►
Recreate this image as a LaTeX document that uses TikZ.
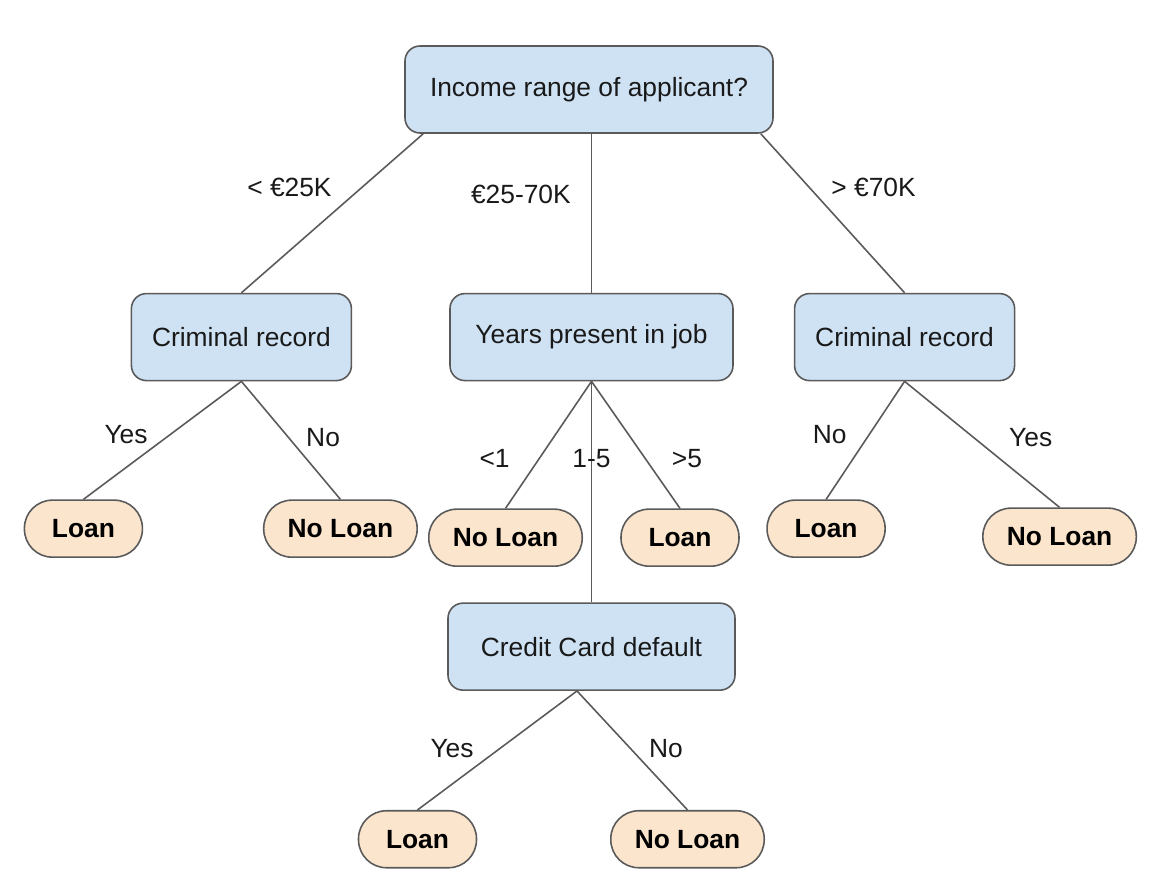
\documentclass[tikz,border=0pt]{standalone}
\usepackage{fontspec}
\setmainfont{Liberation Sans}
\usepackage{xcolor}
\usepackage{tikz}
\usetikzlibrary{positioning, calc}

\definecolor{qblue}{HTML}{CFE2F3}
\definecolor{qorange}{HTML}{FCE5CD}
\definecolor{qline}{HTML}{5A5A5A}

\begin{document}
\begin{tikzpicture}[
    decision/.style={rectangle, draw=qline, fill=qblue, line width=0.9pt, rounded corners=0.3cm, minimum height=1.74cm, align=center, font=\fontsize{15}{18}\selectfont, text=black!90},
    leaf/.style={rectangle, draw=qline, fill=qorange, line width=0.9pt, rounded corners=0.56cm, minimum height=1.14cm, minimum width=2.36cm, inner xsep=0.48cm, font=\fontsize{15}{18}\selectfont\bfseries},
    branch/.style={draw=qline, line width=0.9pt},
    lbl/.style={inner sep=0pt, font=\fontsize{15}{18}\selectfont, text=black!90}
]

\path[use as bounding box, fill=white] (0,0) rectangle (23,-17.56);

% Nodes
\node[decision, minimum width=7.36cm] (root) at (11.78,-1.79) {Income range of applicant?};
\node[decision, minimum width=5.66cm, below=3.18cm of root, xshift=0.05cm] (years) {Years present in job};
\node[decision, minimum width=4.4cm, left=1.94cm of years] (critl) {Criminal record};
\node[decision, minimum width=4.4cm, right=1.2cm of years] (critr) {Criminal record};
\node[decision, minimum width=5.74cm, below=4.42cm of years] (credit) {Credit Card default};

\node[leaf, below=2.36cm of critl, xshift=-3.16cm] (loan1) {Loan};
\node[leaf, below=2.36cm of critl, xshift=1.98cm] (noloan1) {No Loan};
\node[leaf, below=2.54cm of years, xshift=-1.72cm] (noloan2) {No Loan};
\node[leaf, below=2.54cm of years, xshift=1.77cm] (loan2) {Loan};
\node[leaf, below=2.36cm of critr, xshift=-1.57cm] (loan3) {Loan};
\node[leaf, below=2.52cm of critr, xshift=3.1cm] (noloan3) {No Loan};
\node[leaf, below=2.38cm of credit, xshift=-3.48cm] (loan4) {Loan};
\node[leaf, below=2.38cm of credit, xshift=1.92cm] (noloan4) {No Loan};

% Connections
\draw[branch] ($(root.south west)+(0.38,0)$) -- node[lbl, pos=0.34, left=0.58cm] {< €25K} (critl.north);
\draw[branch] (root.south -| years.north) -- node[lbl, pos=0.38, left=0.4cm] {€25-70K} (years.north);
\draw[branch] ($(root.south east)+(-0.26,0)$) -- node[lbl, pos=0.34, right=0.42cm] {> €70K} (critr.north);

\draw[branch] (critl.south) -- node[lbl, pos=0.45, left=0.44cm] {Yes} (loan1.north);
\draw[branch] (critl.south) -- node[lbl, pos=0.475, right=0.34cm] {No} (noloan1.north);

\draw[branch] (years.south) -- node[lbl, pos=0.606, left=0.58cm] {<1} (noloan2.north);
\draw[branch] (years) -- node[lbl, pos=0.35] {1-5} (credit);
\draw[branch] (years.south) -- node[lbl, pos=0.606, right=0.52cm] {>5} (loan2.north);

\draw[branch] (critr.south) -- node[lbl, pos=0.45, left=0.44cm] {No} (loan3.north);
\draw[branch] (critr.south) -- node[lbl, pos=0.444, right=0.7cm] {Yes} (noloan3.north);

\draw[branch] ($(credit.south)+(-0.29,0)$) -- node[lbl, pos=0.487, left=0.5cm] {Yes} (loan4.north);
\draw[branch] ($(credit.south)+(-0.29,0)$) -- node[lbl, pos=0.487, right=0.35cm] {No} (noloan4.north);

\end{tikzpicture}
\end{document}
◄
**Exercise**
Return only the lines running from the top of the data to the line that holds "(0,0) rectangle (23,-17.56);". Include both of those lines, but skip the pictures.

**Solved problem**
Recreate this image as a LaTeX document that uses TikZ.
\documentclass[tikz,border=0pt]{standalone}
\usepackage{fontspec}
\setmainfont{Liberation Sans}
\usepackage{xcolor}
\usepackage{tikz}
\usetikzlibrary{positioning, calc}

\definecolor{qblue}{HTML}{CFE2F3}
\definecolor{qorange}{HTML}{FCE5CD}
\definecolor{qline}{HTML}{5A5A5A}

\begin{document}
\begin{tikzpicture}[
    decision/.style={rectangle, draw=qline, fill=qblue, line width=0.9pt, rounded corners=0.3cm, minimum height=1.74cm, align=center, font=\fontsize{15}{18}\selectfont, text=black!90},
    leaf/.style={rectangle, draw=qline, fill=qorange, line width=0.9pt, rounded corners=0.56cm, minimum height=1.14cm, minimum width=2.36cm, inner xsep=0.48cm, font=\fontsize{15}{18}\selectfont\bfseries},
    branch/.style={draw=qline, line width=0.9pt},
    lbl/.style={inner sep=0pt, font=\fontsize{15}{18}\selectfont, text=black!90}
]

\path[use as bounding box, fill=white] (0,0) rectangle (23,-17.56);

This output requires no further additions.